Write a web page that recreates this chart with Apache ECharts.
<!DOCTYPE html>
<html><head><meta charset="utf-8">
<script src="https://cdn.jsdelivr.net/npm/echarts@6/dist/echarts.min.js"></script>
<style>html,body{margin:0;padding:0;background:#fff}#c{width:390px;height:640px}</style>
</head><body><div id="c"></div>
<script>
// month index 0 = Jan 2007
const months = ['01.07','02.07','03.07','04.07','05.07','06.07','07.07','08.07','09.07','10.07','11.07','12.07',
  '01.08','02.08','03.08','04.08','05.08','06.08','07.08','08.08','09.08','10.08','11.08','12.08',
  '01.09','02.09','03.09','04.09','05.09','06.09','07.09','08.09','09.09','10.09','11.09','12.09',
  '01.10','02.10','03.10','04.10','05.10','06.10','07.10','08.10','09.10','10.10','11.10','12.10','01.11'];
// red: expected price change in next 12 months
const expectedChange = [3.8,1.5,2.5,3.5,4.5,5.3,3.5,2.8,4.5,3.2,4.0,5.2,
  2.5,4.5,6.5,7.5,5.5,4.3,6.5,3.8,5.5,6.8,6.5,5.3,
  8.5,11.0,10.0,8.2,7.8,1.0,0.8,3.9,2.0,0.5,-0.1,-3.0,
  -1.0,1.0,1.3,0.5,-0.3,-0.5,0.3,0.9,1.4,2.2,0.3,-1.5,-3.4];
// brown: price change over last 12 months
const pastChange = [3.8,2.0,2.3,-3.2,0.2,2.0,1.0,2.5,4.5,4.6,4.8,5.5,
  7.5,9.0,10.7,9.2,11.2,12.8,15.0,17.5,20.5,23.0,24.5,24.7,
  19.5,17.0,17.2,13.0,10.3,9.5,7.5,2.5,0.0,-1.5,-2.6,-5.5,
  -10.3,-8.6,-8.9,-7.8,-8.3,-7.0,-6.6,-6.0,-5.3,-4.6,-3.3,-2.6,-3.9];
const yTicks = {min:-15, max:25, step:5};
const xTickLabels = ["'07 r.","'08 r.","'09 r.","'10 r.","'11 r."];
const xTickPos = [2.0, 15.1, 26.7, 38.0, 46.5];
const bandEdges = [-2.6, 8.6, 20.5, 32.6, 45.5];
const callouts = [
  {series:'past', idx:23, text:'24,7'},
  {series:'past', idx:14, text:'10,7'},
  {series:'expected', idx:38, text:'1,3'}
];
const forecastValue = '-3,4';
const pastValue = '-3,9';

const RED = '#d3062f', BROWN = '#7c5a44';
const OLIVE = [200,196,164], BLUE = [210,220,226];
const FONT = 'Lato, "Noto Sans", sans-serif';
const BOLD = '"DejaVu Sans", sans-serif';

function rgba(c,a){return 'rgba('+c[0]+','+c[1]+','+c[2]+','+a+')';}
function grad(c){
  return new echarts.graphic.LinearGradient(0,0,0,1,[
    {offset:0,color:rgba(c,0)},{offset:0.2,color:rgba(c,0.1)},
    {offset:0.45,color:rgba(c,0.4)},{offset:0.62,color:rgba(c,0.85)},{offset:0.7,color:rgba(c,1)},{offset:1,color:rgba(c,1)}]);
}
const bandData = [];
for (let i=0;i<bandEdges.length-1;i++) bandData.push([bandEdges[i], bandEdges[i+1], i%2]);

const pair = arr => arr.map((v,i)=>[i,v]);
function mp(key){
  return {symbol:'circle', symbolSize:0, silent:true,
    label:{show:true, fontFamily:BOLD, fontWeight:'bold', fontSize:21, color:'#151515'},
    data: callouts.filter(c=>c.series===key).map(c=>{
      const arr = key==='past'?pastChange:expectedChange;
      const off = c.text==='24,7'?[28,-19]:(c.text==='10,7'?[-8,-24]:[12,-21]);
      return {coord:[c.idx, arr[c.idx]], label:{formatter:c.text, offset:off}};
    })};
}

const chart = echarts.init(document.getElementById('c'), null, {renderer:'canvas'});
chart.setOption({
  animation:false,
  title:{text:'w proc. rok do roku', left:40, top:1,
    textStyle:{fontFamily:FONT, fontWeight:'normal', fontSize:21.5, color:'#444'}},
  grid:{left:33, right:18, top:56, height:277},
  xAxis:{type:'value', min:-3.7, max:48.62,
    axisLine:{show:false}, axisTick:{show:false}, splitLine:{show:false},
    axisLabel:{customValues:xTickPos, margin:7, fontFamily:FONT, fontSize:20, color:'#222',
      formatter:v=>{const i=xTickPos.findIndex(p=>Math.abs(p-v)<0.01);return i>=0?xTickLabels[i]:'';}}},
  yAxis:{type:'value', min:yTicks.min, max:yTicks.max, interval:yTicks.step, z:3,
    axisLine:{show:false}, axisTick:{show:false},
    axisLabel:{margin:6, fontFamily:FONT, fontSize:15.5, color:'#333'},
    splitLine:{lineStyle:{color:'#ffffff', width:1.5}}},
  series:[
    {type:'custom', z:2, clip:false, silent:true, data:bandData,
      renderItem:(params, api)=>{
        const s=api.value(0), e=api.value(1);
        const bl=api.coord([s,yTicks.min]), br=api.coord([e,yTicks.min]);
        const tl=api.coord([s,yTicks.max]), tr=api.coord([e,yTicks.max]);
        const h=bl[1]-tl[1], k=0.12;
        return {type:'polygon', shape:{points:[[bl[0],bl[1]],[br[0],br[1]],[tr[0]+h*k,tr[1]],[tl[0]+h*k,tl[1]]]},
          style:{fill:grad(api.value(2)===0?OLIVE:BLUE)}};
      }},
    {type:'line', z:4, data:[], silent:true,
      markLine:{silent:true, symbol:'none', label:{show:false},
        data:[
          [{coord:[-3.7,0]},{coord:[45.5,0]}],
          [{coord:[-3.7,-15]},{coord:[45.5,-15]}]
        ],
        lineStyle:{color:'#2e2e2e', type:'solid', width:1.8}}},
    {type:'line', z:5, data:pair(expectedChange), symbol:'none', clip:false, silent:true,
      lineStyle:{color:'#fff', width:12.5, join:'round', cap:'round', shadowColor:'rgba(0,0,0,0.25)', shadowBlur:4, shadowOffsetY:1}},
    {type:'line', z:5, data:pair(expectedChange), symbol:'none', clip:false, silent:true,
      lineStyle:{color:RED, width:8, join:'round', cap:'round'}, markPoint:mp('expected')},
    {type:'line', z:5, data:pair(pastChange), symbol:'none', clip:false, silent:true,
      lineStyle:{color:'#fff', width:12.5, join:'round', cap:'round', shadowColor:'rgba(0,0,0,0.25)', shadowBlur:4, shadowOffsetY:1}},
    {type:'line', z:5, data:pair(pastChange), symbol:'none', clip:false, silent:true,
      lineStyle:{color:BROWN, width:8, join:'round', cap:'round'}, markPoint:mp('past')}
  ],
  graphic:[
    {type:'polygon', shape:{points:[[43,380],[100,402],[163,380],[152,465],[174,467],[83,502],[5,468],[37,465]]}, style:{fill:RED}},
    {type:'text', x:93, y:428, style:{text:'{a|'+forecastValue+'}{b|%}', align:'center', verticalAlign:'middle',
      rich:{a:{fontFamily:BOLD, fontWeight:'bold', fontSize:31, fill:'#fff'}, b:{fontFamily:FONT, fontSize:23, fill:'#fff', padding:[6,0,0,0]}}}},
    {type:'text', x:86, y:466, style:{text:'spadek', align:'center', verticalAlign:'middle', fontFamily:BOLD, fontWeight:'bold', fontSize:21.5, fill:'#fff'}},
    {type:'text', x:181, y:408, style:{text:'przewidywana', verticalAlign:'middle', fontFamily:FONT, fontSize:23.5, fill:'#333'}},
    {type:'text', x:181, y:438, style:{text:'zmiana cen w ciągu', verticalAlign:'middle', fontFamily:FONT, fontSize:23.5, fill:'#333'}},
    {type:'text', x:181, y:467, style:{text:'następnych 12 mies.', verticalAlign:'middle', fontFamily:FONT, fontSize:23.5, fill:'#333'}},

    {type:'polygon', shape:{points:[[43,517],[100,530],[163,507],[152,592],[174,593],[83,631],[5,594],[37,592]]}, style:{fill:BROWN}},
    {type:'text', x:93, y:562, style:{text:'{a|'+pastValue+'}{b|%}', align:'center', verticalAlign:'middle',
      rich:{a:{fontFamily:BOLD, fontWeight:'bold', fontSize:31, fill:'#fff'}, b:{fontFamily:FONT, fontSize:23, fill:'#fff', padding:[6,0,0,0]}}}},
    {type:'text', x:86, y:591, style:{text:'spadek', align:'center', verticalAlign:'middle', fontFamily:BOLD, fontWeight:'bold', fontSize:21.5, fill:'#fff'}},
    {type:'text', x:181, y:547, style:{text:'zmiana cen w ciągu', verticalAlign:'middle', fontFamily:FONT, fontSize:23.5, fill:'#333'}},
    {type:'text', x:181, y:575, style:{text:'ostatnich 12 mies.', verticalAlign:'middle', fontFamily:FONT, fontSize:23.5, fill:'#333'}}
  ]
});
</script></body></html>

- **Exercise instructions**:
Please reproduce exactly the lines above, beginning with the first and ending with the line that contains "const pastValue = '-3,9';", and include nothing outside that range.

- **Exercise result**:
Write a web page that recreates this chart with Apache ECharts.
<!DOCTYPE html>
<html><head><meta charset="utf-8">
<script src="https://cdn.jsdelivr.net/npm/echarts@6/dist/echarts.min.js"></script>
<style>html,body{margin:0;padding:0;background:#fff}#c{width:390px;height:640px}</style>
</head><body><div id="c"></div>
<script>
// month index 0 = Jan 2007
const months = ['01.07','02.07','03.07','04.07','05.07','06.07','07.07','08.07','09.07','10.07','11.07','12.07',
  '01.08','02.08','03.08','04.08','05.08','06.08','07.08','08.08','09.08','10.08','11.08','12.08',
  '01.09','02.09','03.09','04.09','05.09','06.09','07.09','08.09','09.09','10.09','11.09','12.09',
  '01.10','02.10','03.10','04.10','05.10','06.10','07.10','08.10','09.10','10.10','11.10','12.10','01.11'];
// red: expected price change in next 12 months
const expectedChange = [3.8,1.5,2.5,3.5,4.5,5.3,3.5,2.8,4.5,3.2,4.0,5.2,
  2.5,4.5,6.5,7.5,5.5,4.3,6.5,3.8,5.5,6.8,6.5,5.3,
  8.5,11.0,10.0,8.2,7.8,1.0,0.8,3.9,2.0,0.5,-0.1,-3.0,
  -1.0,1.0,1.3,0.5,-0.3,-0.5,0.3,0.9,1.4,2.2,0.3,-1.5,-3.4];
// brown: price change over last 12 months
const pastChange = [3.8,2.0,2.3,-3.2,0.2,2.0,1.0,2.5,4.5,4.6,4.8,5.5,
  7.5,9.0,10.7,9.2,11.2,12.8,15.0,17.5,20.5,23.0,24.5,24.7,
  19.5,17.0,17.2,13.0,10.3,9.5,7.5,2.5,0.0,-1.5,-2.6,-5.5,
  -10.3,-8.6,-8.9,-7.8,-8.3,-7.0,-6.6,-6.0,-5.3,-4.6,-3.3,-2.6,-3.9];
const yTicks = {min:-15, max:25, step:5};
const xTickLabels = ["'07 r.","'08 r.","'09 r.","'10 r.","'11 r."];
const xTickPos = [2.0, 15.1, 26.7, 38.0, 46.5];
const bandEdges = [-2.6, 8.6, 20.5, 32.6, 45.5];
const callouts = [
  {series:'past', idx:23, text:'24,7'},
  {series:'past', idx:14, text:'10,7'},
  {series:'expected', idx:38, text:'1,3'}
];
const forecastValue = '-3,4';
const pastValue = '-3,9';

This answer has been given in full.